Exercise task »
Beginning with the first line, set down every line through the one containing "6.67, 6.67, 6.67];", exactly as it appears, but not the pictures.

— Start of Records for the task —

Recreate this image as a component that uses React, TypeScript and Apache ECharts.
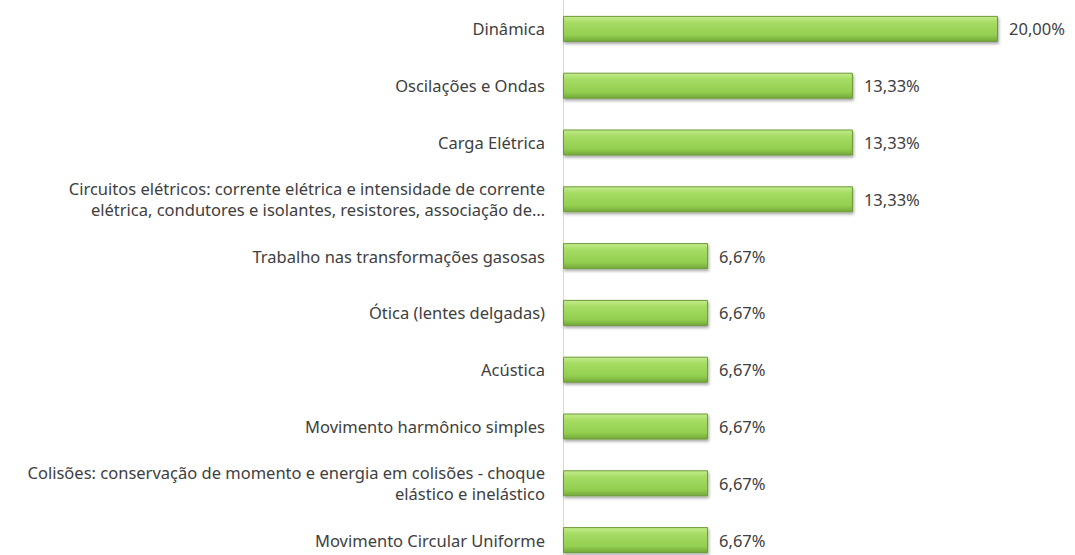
import React, { useEffect, useRef } from "react";
import * as echarts from "echarts";

const categories = [
  "Dinâmica",
  "Oscilações e Ondas",
  "Carga Elétrica",
  "Circuitos elétricos: corrente elétrica e intensidade de corrente\nelétrica, condutores e isolantes, resistores, associação de…",
  "Trabalho nas transformações gasosas",
  "Ótica (lentes delgadas)",
  "Acústica",
  "Movimento harmônico simples",
  "Colisões: conservação de momento e energia em colisões - choque\nelástico e inelástico",
  "Movimento Circular Uniforme",
];
const values = [20.0, 13.33, 13.33, 13.33, 6.67, 6.67, 6.67, 6.67, 6.67, 6.67];

export default function App() {
  const ref = useRef<HTMLDivElement>(null);
  useEffect(() => {
    if (!ref.current) return;
    const chart = echarts.init(ref.current, null, { renderer: "svg" });
    const font = "Noto Sans";
    chart.setOption({
      animation: false,
      grid: { left: 563, right: 77, top: 0.5, height: 568 },
      xAxis: {
        type: "value",
        min: 0,
        max: 20,
        show: false,
      },
      yAxis: {
        type: "category",
        inverse: true,
        data: categories,
        axisLine: { show: true, lineStyle: { color: "#d9d9d9", width: 1 } },
        axisTick: { show: false },
        axisLabel: {
          color: "#404040",
          fontFamily: font,
          fontSize: 16.5,
          margin: 18,
          lineHeight: 21,
          align: "right",
        },
      },
      series: [
        {
          type: "bar",
          data: values,
          barWidth: 26,
          itemStyle: {
            color: new echarts.graphic.LinearGradient(0, 0, 0, 1, [
              { offset: 0, color: "#c3ec8c" },
              { offset: 0.25, color: "#a6dc64" },
              { offset: 0.75, color: "#93cf50" },
              { offset: 1, color: "#74a83a" },
            ]),
            borderColor: "#6d9a38",
            borderWidth: 1,
            shadowBlur: 3,
            shadowOffsetY: 2,
            shadowOffsetX: 1,
            shadowColor: "rgba(0,0,0,0.35)",
          },
          label: {
            show: true,
            position: "right",
            distance: 11,
            color: "#404040",
            fontFamily: font,
            fontSize: 16.5,
            formatter: (p: any) => p.value.toFixed(2).replace(".", ",") + "%",
          },
        },
      ],
    });
    return () => chart.dispose();
  }, []);
  return (
    <div
      ref={ref}
      style={{ position: "fixed", left: 0, top: 0, width: 1075, height: 575, background: "#fff" }}
    />
  );
}
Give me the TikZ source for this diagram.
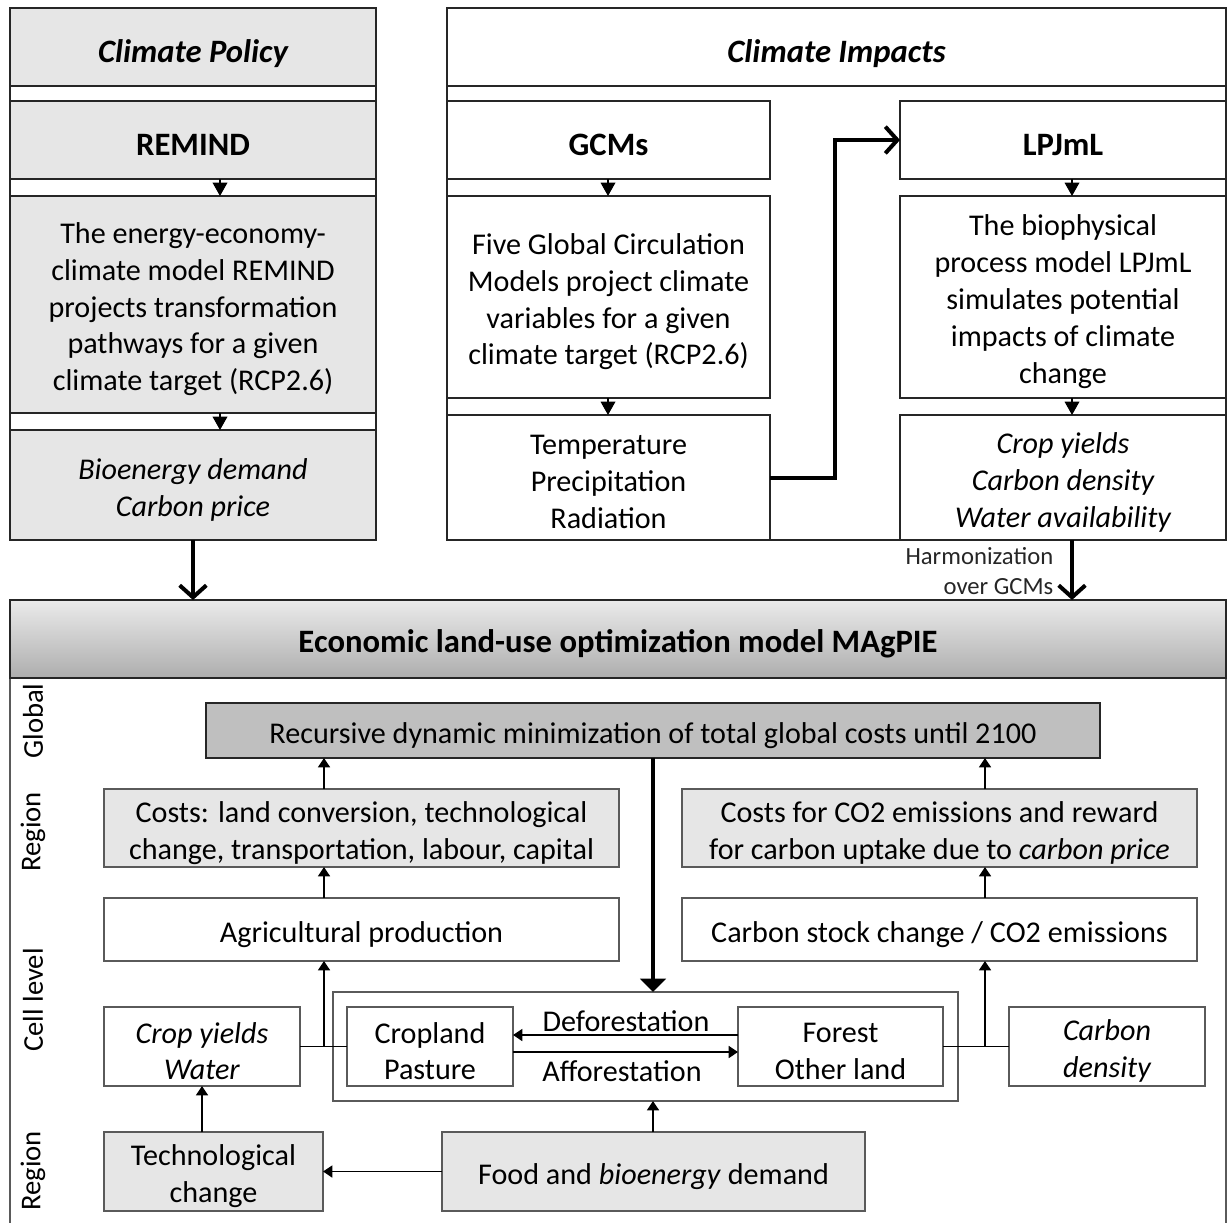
\documentclass[tikz,border=0pt]{standalone}
\usepackage{fontspec}
\setmainfont{Carlito}
\usetikzlibrary{arrows.meta,fit,calc}
\definecolor{lf}{HTML}{E6E6E6}
\definecolor{df}{HTML}{BFBFBF}
\definecolor{bd}{HTML}{262626}
\definecolor{bm}{HTML}{5A5A5A}
\begin{document}
\begin{tikzpicture}[x=0.75pt,y=-0.75pt,
  txt/.style={font=\fontsize{22.6}{27.7}\selectfont},
  tx/.style={txt, align=center, yshift=-3.5pt},
  hd/.style={font=\fontsize{24.5}{30}\selectfont\bfseries, yshift=-3.5pt},
  hdi/.style={font=\fontsize{24.5}{30}\selectfont\bfseries\itshape, yshift=-5pt},
  tb/.style={draw=bd, line width=1.4pt, inner sep=0pt, outer sep=0pt},
  mb/.style={draw=bm, line width=1.4pt, inner sep=0pt, outer sep=0pt},
  frame/.style={draw=bd, line width=1.4pt},
  gaptip/.style={-{Triangle[length=10pt,width=11pt]}, line width=1pt},
  sm/.style={-{Triangle[length=7pt,width=9pt]}, line width=1.3pt},
  bigv/.style={-{Straight Barb[length=9pt,width=20pt,line width=3pt]}, line width=3pt},
  side/.style={rotate=90, font=\fontsize{21.5}{26}\selectfont}]
\useasboundingbox (0,0) rectangle (1228,1223);
% ---------------- left column: Climate Policy
\draw[frame, fill=white] (10,8) rectangle (376,540);
\node[tb, fill=lf, fit={(10,8)(376,86)}] (cp) {};
\node[hdi] at (cp.center) {Climate Policy};
\node[tb, fill=lf, fit={(10,101)(376,179)}] (remind) {};
\node[hd] at (remind.center) {REMIND};
\node[tb, fill=lf, fit={(10,196)(376,413)}] (rdesc) {};
\node[tx] at (rdesc.center) {The energy-economy-\\climate model REMIND\\projects transformation\\pathways for a given\\climate target (RCP2.6)};
\node[tb, fill=lf, fit={(10,430)(376,540)}] (bio) {};
\node[tx] at (bio.center) {\itshape Bioenergy demand\\\itshape Carbon price};
\coordinate (ta) at (220,0);
\draw[gaptip] (remind.south -| ta) -- (rdesc.north -| ta);
\draw[gaptip] (rdesc.south -| ta) -- (bio.north -| ta);
% ---------------- right column: Climate Impacts
\draw[frame, fill=white] (447,8) rectangle (1226,540);
\node[tb, fit={(447,8)(1226,86)}] (ci) {};
\node[hdi] at (ci.center) {Climate Impacts};
\node[tb, fit={(447,101)(770,179)}] (gcm) {};
\node[hd] at (gcm.center) {GCMs};
\node[tb, fit={(447,196)(770,398)}] (gdesc) {};
\node[tx] at (gdesc.center) {Five Global Circulation\\Models project climate\\variables for a given\\climate target (RCP2.6)};
\node[tb, fit={(447,415)(770,540)}] (temp) {};
\node[tx] at (temp.center) {Temperature\\Precipitation\\Radiation};
\node[tb, fit={(900,101)(1226,179)}] (lpj) {};
\node[hd] at (lpj.center) {LPJmL};
\node[tb, fit={(900,196)(1226,398)}] (ldesc) {};
\node[tx] at (ldesc.center) {The biophysical\\process model LPJmL\\simulates potential\\impacts of climate\\change};
\node[tb, fit={(900,415)(1226,540)}] (cyl) {};
\node[tx] at (cyl.center) {\itshape Crop yields\\\itshape Carbon density\\\itshape Water availability};
\coordinate (tg) at (608,0);
\coordinate (tl) at (1072,0);
\draw[gaptip] (gcm.south -| tg) -- (gdesc.north -| tg);
\draw[gaptip] (gdesc.south -| tg) -- (temp.north -| tg);
\draw[gaptip] (lpj.south -| tl) -- (ldesc.north -| tl);
\draw[gaptip] (ldesc.south -| tl) -- (cyl.north -| tl);
\draw[bigv, line join=miter] (temp.east) -- ++(65,0) |- (lpj.west);
% ---------------- MAgPIE
\draw[draw=bm, line width=1.4pt] (10,1230) -- (10,600) -- (1226,600) -- (1226,1230);
\node[draw=bd, line width=1.4pt, inner sep=0pt, outer sep=0pt, top color=white!92!black, bottom color=black!32, fit={(10,600)(1226,678)}] (hdr) {};
\node[hd] at (hdr.center) {Economic land-use optimization model MAgPIE};
\draw[bigv] (bio.south) -- (bio.south |- hdr.north);
\draw[bigv] (cyl.south -| tl) -- (hdr.north -| tl);
\node[anchor=east, align=right, font=\fontsize{18.5}{22}\selectfont, text=bd] at (1058,571) {Harmonization\\over GCMs};
% side labels
\node[side] at (33,721) {Global};
\node[side] at (33,832) {Region};
\node[side] at (33,1000) {Cell level};
\node[side] at (33,1171) {Region};
% boxes
\node[mb, draw=bd, fill=df, fit={(206,703)(1100,758)}] (rec) {};
\node[tx] at (rec.center) {Recursive dynamic minimization of total global costs until 2100};
\node[mb, fill=lf, fit={(104,789)(619,867)}] (costl) {};
\node[tx] at (costl.center) {Costs: land conversion, technological\\change, transportation, labour, capital};
\node[mb, fill=lf, fit={(682,789)(1197,867)}] (costr) {};
\node[tx] at (costr.center) {Costs for CO2 emissions and reward\\for carbon uptake due to \textit{carbon price}};
\node[mb, fit={(104,898)(619,961)}] (agr) {};
\node[tx] at (agr.center) {Agricultural production};
\node[mb, fit={(682,898)(1197,961)}] (cst) {};
\node[tx] at (cst.center) {Carbon stock change / CO2 emissions};
\node[mb, fit={(333,992)(958,1101)}] (land) {};
\node[mb, fit={(104,1007)(300,1086)}] (cy) {};
\node[tx] at (cy.center) {\itshape Crop yields\\\itshape Water};
\node[mb, fit={(347,1007)(513,1086)}] (crop) {};
\node[tx] at (crop.center) {Cropland\\Pasture};
\node[mb, fit={(738,1007)(943,1086)}] (forest) {};
\node[tx] at (forest.center) {Forest\\Other land};
\node[mb, fit={(1009,1007)(1205,1086)}] (cd) {};
\node[tx] at (cd.center) {\itshape Carbon\\\itshape density};
\node[mb, fill=lf, fit={(104,1132)(323,1211)}] (tech) {};
\node[tx] at (tech.center) {Technological\\change};
\node[mb, fill=lf, fit={(442,1132)(865,1211)}] (food) {};
\node[tx] at (food.center) {Food and \textit{bioenergy} demand};
% connectors
\coordinate (xl) at (324,0);
\coordinate (xr) at (985,0);
\draw[sm] (costl.north -| xl) -- (rec.south -| xl);
\draw[sm] (agr.north -| xl) -- (costl.south -| xl);
\draw[sm] (costr.north -| xr) -- (rec.south -| xr);
\draw[sm] (cst.north -| xr) -- (costr.south -| xr);
\draw[line width=1.3pt] (cy.east) -- (crop.west);
\draw[sm] (cy.east -| xl) -- (agr.south -| xl);
\draw[line width=1.3pt] (forest.east) -- (cd.west);
\draw[sm] (forest.east -| xr) -- (cst.south -| xr);
\draw[line width=3pt, -{Triangle[length=10pt,width=19pt]}] (rec.south) -- (rec.south |- land.north);
\draw[sm] (food.north -| rec.south) -- (land.south -| rec.south);
\draw[sm] (food.west) -- (tech.east);
\draw[sm] (tech.north -| cy.south) -- (cy.south);
\coordinate (yd) at (0,1035);
\coordinate (ya) at (0,1052);
\draw[sm] (forest.west |- yd) -- (crop.east |- yd);
\draw[sm] (crop.east |- ya) -- (forest.west |- ya);
\node[txt] at (626,1021) {Deforestation};
\node[txt] at (622,1071) {Afforestation};
\end{tikzpicture}
\end{document}
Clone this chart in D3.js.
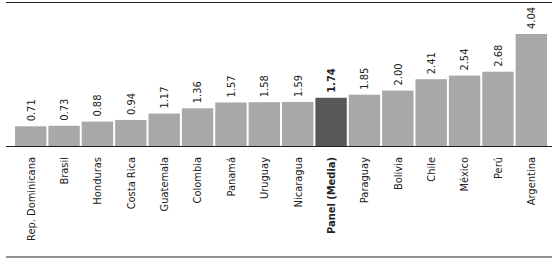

— End of Records for the task —

Solution to this problem »
Recreate this image as a component that uses React, TypeScript and Apache ECharts.
import React, { useEffect, useRef } from "react";
import * as echarts from "echarts";

const categories = [
  "Dinâmica",
  "Oscilações e Ondas",
  "Carga Elétrica",
  "Circuitos elétricos: corrente elétrica e intensidade de corrente\nelétrica, condutores e isolantes, resistores, associação de…",
  "Trabalho nas transformações gasosas",
  "Ótica (lentes delgadas)",
  "Acústica",
  "Movimento harmônico simples",
  "Colisões: conservação de momento e energia em colisões - choque\nelástico e inelástico",
  "Movimento Circular Uniforme",
];
const values = [20.0, 13.33, 13.33, 13.33, 6.67, 6.67, 6.67, 6.67, 6.67, 6.67];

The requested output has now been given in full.